Horror, Mystery | USA, 2019 | 15 | 29th June 2020 (UK)| Blu-Ray, DVD, Digital | Universal Pictures | Dir.Leigh Whannell | Elisabeth Moss, Oliver Jackson-Cohen, Harriet Dyer, Aldis Hodge, Storm Reid

Cecilia Kass (Elisabeth Moss) is the victim of abuse and the time has come for her to do something about it. Making her escape, she goes to live with her friend, James (Aldis Hodge) who also happens to be a cop. Cecilia also has a contentious relationship with her sister, Emily (Harriet Dyer) so when she comes to inform Cecilia that her ex has died, Cecilia finds it hard to believe. However, after the executor of the will tells her what her ex has left her, Cecilia starts to relax and settle into her new life. Unfortunately, Cecilia feels her troubles are far from over when she starts to suspect that her ex is still alive and has found a way to become invisible.

The Invisible Man is the latest film to be inspired by Universal’s pantheon of horror villains. After the previous attempt at bringing a shared universe to the screen with the help of Tom Cruise, Universal went back to the drawing board and with the help of writer/director Leigh Whannell, The Invisible Man brings a modern twist on a horror classic, making it just as relevant as ever.

Updating the story and grounding it to the modern day with a scenario that unfortunately so many can relate to, The Invisible Man puts Moss front and centre and her performance and Whannell’s script firmly puts the audience in Cecilia’s shoes. Much of the movie is spent with Cecilia while she is alone and Moss’ performance effectively brings out all the paranoia and realism that shows how a victim of abuse may be affected psychologically. Although Cecilia’s leap of logic, assuming her ex has become invisible might be far-fetched, it doesn’t detract from the tension when she’s home alone and just waiting for her ex to return.

However, once the extent of the invisibility is revealed the movie changes from a slowburn horror to a science fiction thriller and for some this may take away some of the tension.
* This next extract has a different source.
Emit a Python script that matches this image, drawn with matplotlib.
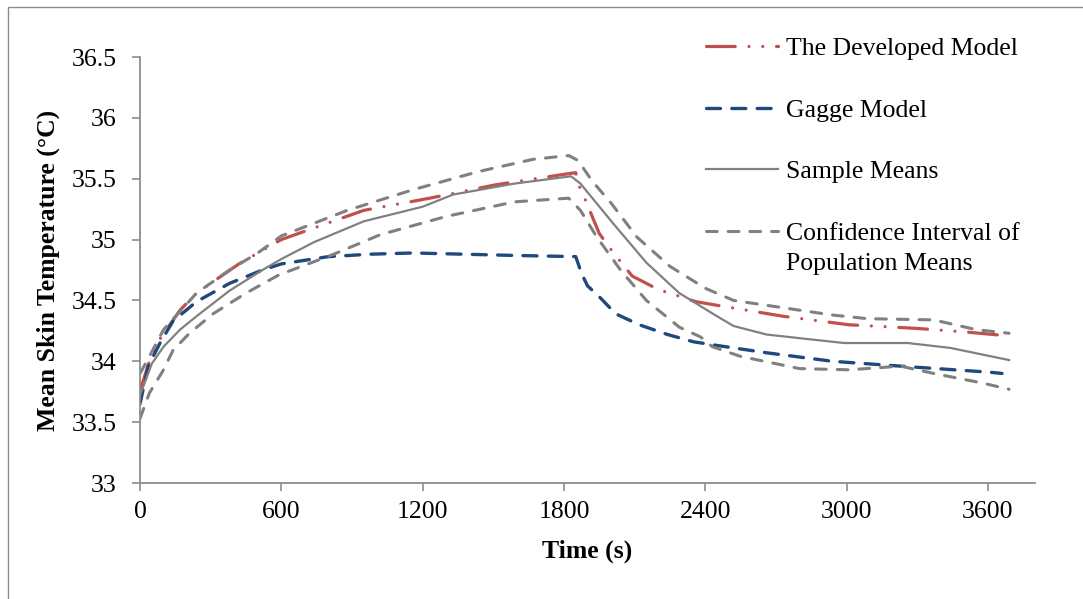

Saying that though, The Invisible Man is an entertaining and thrilling movie that surely many audience members will have been waiting for, regardless of the unexpected hype built by its premature home rental period.

The home release also features some behind the scenes featurettes, interviews and deleted scenes that may interest audiences as they see what could have been a tonal shift.